Below is some material; set it all down exactly, apart from the pictures.
# # # # # # #
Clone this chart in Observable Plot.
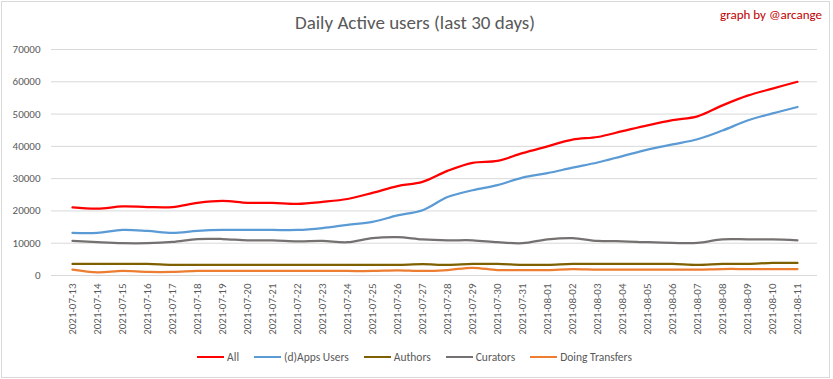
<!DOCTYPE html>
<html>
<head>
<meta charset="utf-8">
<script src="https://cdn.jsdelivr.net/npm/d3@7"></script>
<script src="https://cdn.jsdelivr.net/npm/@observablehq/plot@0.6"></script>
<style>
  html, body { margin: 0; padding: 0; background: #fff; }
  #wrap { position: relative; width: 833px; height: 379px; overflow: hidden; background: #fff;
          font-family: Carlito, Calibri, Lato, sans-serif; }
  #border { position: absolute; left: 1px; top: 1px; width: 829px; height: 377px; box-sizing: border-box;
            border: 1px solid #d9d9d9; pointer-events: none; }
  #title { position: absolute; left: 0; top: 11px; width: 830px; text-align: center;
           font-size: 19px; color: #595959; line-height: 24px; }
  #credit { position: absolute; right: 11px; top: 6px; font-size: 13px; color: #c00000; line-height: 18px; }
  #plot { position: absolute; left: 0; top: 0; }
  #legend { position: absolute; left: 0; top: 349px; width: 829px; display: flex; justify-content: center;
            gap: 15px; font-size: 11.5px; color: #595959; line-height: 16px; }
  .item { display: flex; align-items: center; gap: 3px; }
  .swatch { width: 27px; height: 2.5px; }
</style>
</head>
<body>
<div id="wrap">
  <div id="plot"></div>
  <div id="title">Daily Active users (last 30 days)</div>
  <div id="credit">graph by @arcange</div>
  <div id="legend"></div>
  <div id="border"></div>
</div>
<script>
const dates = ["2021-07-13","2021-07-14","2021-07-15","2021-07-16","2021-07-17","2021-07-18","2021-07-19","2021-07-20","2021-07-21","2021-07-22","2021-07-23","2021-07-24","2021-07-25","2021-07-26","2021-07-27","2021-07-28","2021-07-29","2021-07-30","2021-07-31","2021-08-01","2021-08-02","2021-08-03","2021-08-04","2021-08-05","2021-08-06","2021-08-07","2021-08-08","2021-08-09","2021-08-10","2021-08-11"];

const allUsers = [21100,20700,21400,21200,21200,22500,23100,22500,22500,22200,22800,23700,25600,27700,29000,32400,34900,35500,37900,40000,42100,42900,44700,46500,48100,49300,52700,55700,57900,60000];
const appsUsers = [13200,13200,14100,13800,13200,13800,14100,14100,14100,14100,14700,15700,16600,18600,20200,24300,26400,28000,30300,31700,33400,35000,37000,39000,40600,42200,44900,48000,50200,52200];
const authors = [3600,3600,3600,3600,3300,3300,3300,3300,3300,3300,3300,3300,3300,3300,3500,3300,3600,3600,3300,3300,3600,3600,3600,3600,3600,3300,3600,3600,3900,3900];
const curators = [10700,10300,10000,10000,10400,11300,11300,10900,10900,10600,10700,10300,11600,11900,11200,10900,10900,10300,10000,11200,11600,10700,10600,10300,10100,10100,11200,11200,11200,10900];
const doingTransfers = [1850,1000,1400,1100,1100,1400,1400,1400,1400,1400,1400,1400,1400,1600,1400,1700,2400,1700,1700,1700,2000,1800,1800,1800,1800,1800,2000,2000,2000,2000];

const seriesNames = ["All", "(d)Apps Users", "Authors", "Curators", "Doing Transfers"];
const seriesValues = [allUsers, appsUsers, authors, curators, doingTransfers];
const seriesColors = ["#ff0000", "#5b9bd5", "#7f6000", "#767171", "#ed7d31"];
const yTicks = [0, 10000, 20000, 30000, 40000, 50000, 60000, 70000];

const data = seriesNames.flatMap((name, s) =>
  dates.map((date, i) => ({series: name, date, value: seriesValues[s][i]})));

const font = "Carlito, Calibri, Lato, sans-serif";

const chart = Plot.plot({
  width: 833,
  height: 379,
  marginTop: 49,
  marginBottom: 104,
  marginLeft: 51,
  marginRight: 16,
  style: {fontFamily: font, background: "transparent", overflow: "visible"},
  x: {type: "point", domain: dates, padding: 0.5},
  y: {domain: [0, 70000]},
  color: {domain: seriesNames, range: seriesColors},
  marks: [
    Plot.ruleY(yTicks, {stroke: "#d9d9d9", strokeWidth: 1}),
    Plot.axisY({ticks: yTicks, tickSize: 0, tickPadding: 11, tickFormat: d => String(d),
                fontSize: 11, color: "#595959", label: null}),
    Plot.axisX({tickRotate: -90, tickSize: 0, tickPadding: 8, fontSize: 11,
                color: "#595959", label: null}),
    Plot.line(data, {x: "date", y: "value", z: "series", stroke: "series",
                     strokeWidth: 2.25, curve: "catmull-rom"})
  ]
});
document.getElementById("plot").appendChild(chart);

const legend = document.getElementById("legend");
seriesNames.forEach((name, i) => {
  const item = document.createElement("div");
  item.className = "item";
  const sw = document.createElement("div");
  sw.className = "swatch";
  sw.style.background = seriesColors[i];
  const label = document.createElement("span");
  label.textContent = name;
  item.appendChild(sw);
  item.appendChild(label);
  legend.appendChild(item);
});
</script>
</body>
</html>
# # # # # # #
## Finished answer
Clone this chart in Observable Plot.
<!DOCTYPE html>
<html>
<head>
<meta charset="utf-8">
<script src="https://cdn.jsdelivr.net/npm/d3@7"></script>
<script src="https://cdn.jsdelivr.net/npm/@observablehq/plot@0.6"></script>
<style>
  html, body { margin: 0; padding: 0; background: #fff; }
  #wrap { position: relative; width: 833px; height: 379px; overflow: hidden; background: #fff;
          font-family: Carlito, Calibri, Lato, sans-serif; }
  #border { position: absolute; left: 1px; top: 1px; width: 829px; height: 377px; box-sizing: border-box;
            border: 1px solid #d9d9d9; pointer-events: none; }
  #title { position: absolute; left: 0; top: 11px; width: 830px; text-align: center;
           font-size: 19px; color: #595959; line-height: 24px; }
  #credit { position: absolute; right: 11px; top: 6px; font-size: 13px; color: #c00000; line-height: 18px; }
  #plot { position: absolute; left: 0; top: 0; }
  #legend { position: absolute; left: 0; top: 349px; width: 829px; display: flex; justify-content: center;
            gap: 15px; font-size: 11.5px; color: #595959; line-height: 16px; }
  .item { display: flex; align-items: center; gap: 3px; }
  .swatch { width: 27px; height: 2.5px; }
</style>
</head>
<body>
<div id="wrap">
  <div id="plot"></div>
  <div id="title">Daily Active users (last 30 days)</div>
  <div id="credit">graph by @arcange</div>
  <div id="legend"></div>
  <div id="border"></div>
</div>
<script>
const dates = ["2021-07-13","2021-07-14","2021-07-15","2021-07-16","2021-07-17","2021-07-18","2021-07-19","2021-07-20","2021-07-21","2021-07-22","2021-07-23","2021-07-24","2021-07-25","2021-07-26","2021-07-27","2021-07-28","2021-07-29","2021-07-30","2021-07-31","2021-08-01","2021-08-02","2021-08-03","2021-08-04","2021-08-05","2021-08-06","2021-08-07","2021-08-08","2021-08-09","2021-08-10","2021-08-11"];

const allUsers = [21100,20700,21400,21200,21200,22500,23100,22500,22500,22200,22800,23700,25600,27700,29000,32400,34900,35500,37900,40000,42100,42900,44700,46500,48100,49300,52700,55700,57900,60000];
const appsUsers = [13200,13200,14100,13800,13200,13800,14100,14100,14100,14100,14700,15700,16600,18600,20200,24300,26400,28000,30300,31700,33400,35000,37000,39000,40600,42200,44900,48000,50200,52200];
const authors = [3600,3600,3600,3600,3300,3300,3300,3300,3300,3300,3300,3300,3300,3300,3500,3300,3600,3600,3300,3300,3600,3600,3600,3600,3600,3300,3600,3600,3900,3900];
const curators = [10700,10300,10000,10000,10400,11300,11300,10900,10900,10600,10700,10300,11600,11900,11200,10900,10900,10300,10000,11200,11600,10700,10600,10300,10100,10100,11200,11200,11200,10900];
const doingTransfers = [1850,1000,1400,1100,1100,1400,1400,1400,1400,1400,1400,1400,1400,1600,1400,1700,2400,1700,1700,1700,2000,1800,1800,1800,1800,1800,2000,2000,2000,2000];

const seriesNames = ["All", "(d)Apps Users", "Authors", "Curators", "Doing Transfers"];
const seriesValues = [allUsers, appsUsers, authors, curators, doingTransfers];
const seriesColors = ["#ff0000", "#5b9bd5", "#7f6000", "#767171", "#ed7d31"];
const yTicks = [0, 10000, 20000, 30000, 40000, 50000, 60000, 70000];

const data = seriesNames.flatMap((name, s) =>
  dates.map((date, i) => ({series: name, date, value: seriesValues[s][i]})));

const font = "Carlito, Calibri, Lato, sans-serif";

const chart = Plot.plot({
  width: 833,
  height: 379,
  marginTop: 49,
  marginBottom: 104,
  marginLeft: 51,
  marginRight: 16,
  style: {fontFamily: font, background: "transparent", overflow: "visible"},
  x: {type: "point", domain: dates, padding: 0.5},
  y: {domain: [0, 70000]},
  color: {domain: seriesNames, range: seriesColors},
  marks: [
    Plot.ruleY(yTicks, {stroke: "#d9d9d9", strokeWidth: 1}),
    Plot.axisY({ticks: yTicks, tickSize: 0, tickPadding: 11, tickFormat: d => String(d),
                fontSize: 11, color: "#595959", label: null}),
    Plot.axisX({tickRotate: -90, tickSize: 0, tickPadding: 8, fontSize: 11,
                color: "#595959", label: null}),
    Plot.line(data, {x: "date", y: "value", z: "series", stroke: "series",
                     strokeWidth: 2.25, curve: "catmull-rom"})
  ]
});
document.getElementById("plot").appendChild(chart);

const legend = document.getElementById("legend");
seriesNames.forEach((name, i) => {
  const item = document.createElement("div");
  item.className = "item";
  const sw = document.createElement("div");
  sw.className = "swatch";
  sw.style.background = seriesColors[i];
  const label = document.createElement("span");
  label.textContent = name;
  item.appendChild(sw);
  item.appendChild(label);
  legend.appendChild(item);
});
</script>
</body>
</html>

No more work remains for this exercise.